What to work on – Your task is to retype the lines between the line with "Rebuild this chart" and the line with "x_ticks = [0, 1, 2, 3, 4, 5]", inclusive. Copy no pictures and no other lines.

Raw data –
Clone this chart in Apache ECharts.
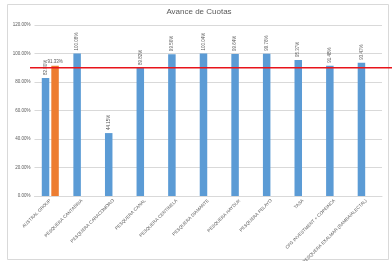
* * *
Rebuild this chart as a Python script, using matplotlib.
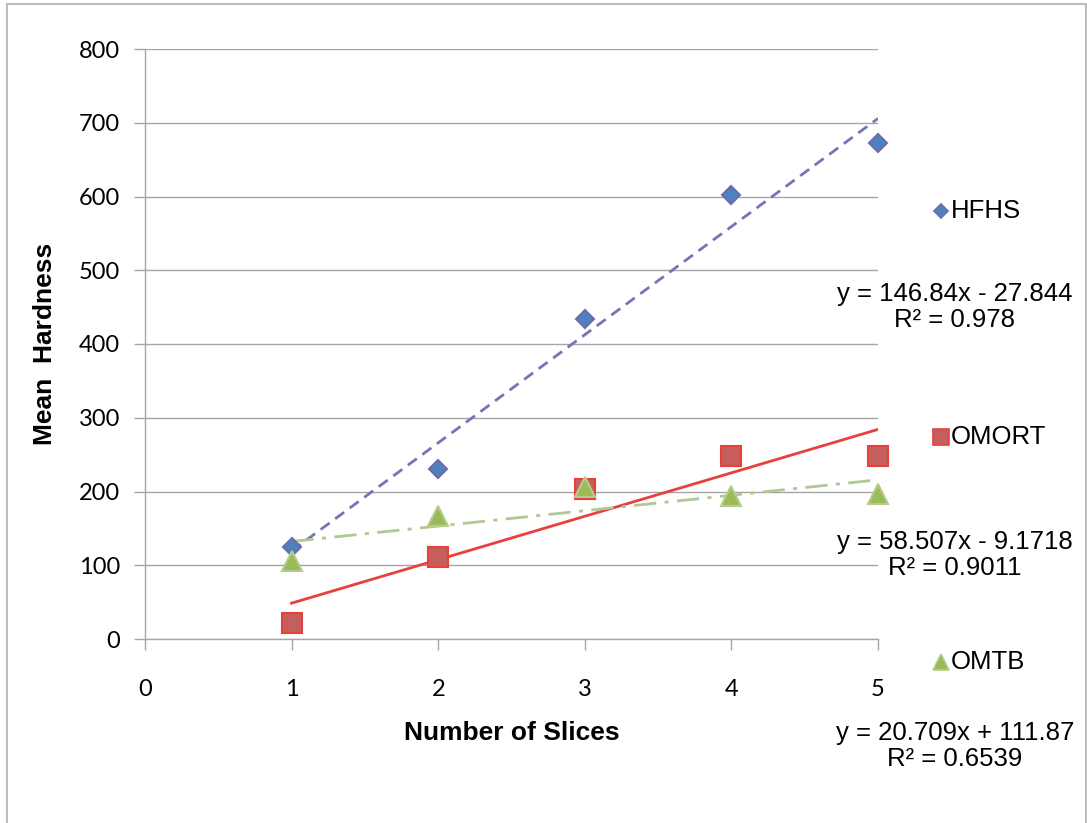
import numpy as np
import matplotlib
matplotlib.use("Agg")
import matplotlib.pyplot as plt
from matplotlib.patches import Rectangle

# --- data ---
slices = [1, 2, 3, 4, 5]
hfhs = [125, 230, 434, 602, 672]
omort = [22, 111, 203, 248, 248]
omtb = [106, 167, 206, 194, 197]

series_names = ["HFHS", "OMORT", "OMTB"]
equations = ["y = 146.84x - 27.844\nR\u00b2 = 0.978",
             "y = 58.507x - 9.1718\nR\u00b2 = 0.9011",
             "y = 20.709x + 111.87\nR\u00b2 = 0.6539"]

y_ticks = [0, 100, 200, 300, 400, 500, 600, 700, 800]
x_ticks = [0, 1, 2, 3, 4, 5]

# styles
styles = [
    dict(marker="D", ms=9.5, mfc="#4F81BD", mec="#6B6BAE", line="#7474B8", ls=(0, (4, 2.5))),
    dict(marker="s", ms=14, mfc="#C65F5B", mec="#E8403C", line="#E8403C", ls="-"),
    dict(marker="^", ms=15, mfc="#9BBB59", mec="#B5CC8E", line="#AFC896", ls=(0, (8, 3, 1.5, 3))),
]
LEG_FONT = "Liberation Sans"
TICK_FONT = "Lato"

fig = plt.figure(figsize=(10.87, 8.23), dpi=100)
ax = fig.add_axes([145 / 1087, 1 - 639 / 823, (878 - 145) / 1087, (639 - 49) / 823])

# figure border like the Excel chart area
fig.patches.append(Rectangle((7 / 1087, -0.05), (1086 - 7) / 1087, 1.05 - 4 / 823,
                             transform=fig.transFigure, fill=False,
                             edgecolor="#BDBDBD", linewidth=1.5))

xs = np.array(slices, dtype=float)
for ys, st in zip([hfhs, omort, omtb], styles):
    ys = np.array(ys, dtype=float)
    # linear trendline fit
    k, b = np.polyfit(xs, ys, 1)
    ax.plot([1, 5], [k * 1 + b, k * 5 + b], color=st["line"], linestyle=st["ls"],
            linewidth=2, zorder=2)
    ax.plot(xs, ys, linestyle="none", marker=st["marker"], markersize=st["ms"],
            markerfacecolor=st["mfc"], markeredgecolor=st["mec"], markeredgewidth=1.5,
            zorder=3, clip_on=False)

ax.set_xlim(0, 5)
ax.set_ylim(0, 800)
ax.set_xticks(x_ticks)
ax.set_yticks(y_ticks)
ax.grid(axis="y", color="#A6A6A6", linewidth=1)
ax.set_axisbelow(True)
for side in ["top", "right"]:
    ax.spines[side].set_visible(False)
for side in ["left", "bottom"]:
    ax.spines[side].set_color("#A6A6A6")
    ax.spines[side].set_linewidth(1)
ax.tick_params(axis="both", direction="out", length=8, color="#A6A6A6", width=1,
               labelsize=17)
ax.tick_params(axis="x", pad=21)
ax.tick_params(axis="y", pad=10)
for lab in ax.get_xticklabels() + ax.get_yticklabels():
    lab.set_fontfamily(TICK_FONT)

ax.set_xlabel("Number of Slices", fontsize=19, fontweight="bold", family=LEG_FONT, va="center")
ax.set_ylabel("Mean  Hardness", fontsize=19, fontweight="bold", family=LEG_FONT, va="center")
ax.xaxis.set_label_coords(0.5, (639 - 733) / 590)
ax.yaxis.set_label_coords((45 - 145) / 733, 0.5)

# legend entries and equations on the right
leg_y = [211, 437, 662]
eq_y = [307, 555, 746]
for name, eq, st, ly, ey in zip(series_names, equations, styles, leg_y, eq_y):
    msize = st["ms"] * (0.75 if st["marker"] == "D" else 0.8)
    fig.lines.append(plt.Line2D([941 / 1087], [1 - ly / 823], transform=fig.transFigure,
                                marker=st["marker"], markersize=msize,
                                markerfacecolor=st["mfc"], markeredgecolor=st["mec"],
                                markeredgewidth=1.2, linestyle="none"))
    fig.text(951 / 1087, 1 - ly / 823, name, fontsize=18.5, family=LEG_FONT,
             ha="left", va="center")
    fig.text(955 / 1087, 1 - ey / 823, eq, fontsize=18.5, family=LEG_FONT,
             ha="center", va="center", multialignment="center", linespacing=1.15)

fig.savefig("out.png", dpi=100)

Output for this exercise –
Rebuild this chart as a Python script, using matplotlib.
import numpy as np
import matplotlib
matplotlib.use("Agg")
import matplotlib.pyplot as plt
from matplotlib.patches import Rectangle

# --- data ---
slices = [1, 2, 3, 4, 5]
hfhs = [125, 230, 434, 602, 672]
omort = [22, 111, 203, 248, 248]
omtb = [106, 167, 206, 194, 197]

series_names = ["HFHS", "OMORT", "OMTB"]
equations = ["y = 146.84x - 27.844\nR\u00b2 = 0.978",
             "y = 58.507x - 9.1718\nR\u00b2 = 0.9011",
             "y = 20.709x + 111.87\nR\u00b2 = 0.6539"]

y_ticks = [0, 100, 200, 300, 400, 500, 600, 700, 800]
x_ticks = [0, 1, 2, 3, 4, 5]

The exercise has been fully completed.